TO DO
Across the entries below, count the lines in which the word "this" occurs. Reply with the count alone.

DATA SECTION
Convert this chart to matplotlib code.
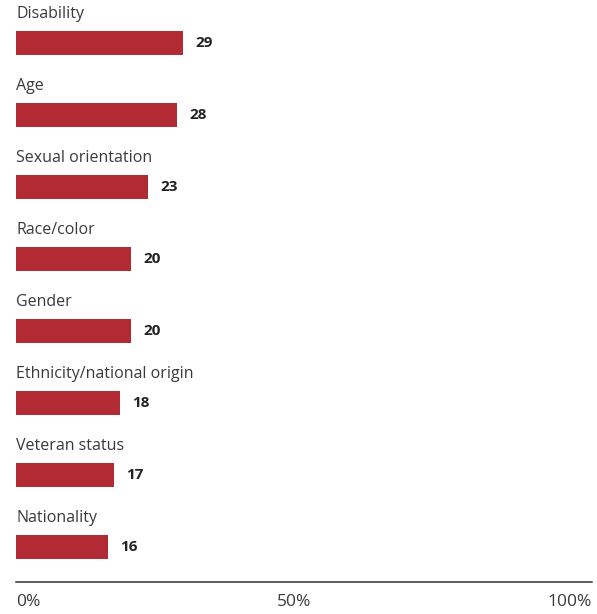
* * *
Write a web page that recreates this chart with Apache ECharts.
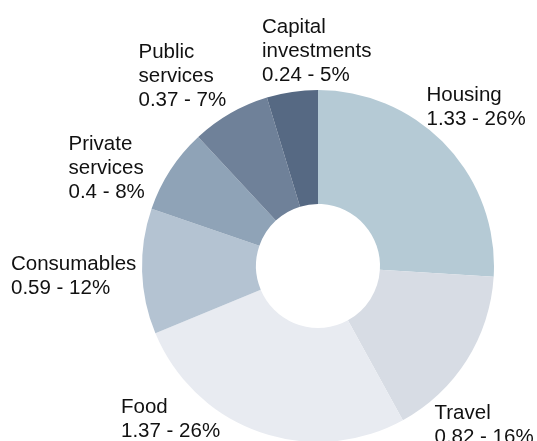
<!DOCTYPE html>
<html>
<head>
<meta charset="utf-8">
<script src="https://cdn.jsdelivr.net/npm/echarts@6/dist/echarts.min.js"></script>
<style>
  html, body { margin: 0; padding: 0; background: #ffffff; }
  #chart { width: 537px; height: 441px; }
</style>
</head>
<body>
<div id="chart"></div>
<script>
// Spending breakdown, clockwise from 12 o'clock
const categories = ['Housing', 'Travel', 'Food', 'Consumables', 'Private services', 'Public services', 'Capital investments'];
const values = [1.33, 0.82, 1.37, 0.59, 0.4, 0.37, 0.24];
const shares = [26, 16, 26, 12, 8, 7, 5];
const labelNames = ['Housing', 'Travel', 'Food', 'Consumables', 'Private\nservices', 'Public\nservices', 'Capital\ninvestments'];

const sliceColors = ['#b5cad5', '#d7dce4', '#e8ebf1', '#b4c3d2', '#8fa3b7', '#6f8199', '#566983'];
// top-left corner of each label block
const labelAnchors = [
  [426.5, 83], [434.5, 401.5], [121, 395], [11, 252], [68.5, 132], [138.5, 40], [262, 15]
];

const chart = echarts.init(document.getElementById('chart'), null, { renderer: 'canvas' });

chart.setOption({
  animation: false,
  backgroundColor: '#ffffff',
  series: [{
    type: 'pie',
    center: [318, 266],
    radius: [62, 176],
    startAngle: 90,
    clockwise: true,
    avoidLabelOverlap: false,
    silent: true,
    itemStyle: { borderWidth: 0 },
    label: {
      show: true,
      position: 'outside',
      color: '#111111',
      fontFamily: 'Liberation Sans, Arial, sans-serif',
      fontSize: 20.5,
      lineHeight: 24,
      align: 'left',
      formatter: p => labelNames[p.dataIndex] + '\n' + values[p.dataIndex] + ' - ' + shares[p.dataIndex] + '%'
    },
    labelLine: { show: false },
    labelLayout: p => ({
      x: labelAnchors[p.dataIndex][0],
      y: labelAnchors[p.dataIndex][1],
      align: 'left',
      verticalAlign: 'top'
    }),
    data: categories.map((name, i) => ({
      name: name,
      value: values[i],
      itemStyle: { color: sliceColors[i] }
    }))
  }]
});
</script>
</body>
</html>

SOLUTION TO THE PROBLEM
2